The Indiana statute, as applied to the situation of the out of state purchaser, has been construed by the United States District Court for the District of New Jersey, in Chassis-Trak, Inc. v. Federated Purchaser, Inc. (1960), D.C., 179 F. Supp. 780. In that case, the Indiana seller obtained a default judgment in a state court in Indiana against the defendant on a contract which originated by the defendant mailing its purchase order to the plaintiff in Indiana and compliance with such purchase order by the plaintiff. When the plaintiff then attempted to rely upon its Indiana judgment by a second suit based on the judgment and filed in the District Court of New Jersey, that Court refused to give full faith and credit to the Indiana default judgment, obtained pursuant to service had under § 25-316, on the theory that the one sales transaction was not sufficient to provide such "minimum contacts" by the defendant with the State of Indiana as to render inoffensive to "traditional notions of fair play and substantial justice" the maintenance of the Indiana action which resulted in the default judgment sued upon. We do not quarrel with this decision.
On the other hand, in the case of Compania De Astral, S.A. v. Boston Metals Company (1954), 205 Md. 237, 107 A.2d 357, 108 A.2d 372, 49 A.L.R.2d 646, the Court in construing a Maryland statute asserting jurisdiction over every foreign corporation in any cause of action arising out of a contract made within the State, "whether or not such foreign corporation is doing or has done business in this State," found jurisdiction over the foreign corporation pursuant to the rule laid down in International Shoe because of an extensive factual background of negotiations leading toward the making and consummation of the contract, all within the State of Maryland.
Dozens of cases could be cited on both sides of the question involved, but to do so would be pointless.

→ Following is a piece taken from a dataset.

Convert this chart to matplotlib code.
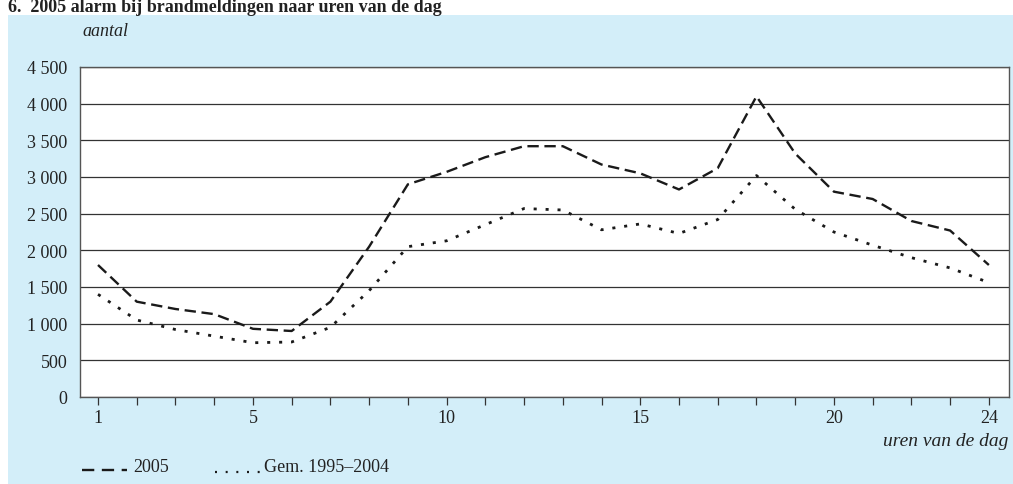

Suffice it to say that in this Court's opinion, the fact that the goods in question were custom made in Indiana at the defendant's request to designs solicited and participated in by the defendant at conferences had within the State of Indiana, that the defendant claimed a proprietary interest in the designs and ownership of the tools and dies situated in Indiana which the plaintiff procured especially for the purpose of compliance with the defendant's purchase orders, that all goods, in a substantial quantity, were delivered to the defendant in Indiana and paid for by the defendant in Indiana over a period of approximately four and one-half years, sufficiently identifies the transaction or transactions with this State so that this Court has jurisdiction under the doctrine of International Shoe.
In other words, the defendant, having inspired plaintiff and its predecessor to undertake the design and to manufacture a line of products in Indiana for the use and benefit of the defendant, should not at this late date, some six years after the inception of such business relationship, be permitted to complain that it now faces suit in Indiana for payment for the product.
It is therefore considered and ordered that the defendant's motion to quash summons and to dismiss be, and the same is hereby OVERRULED.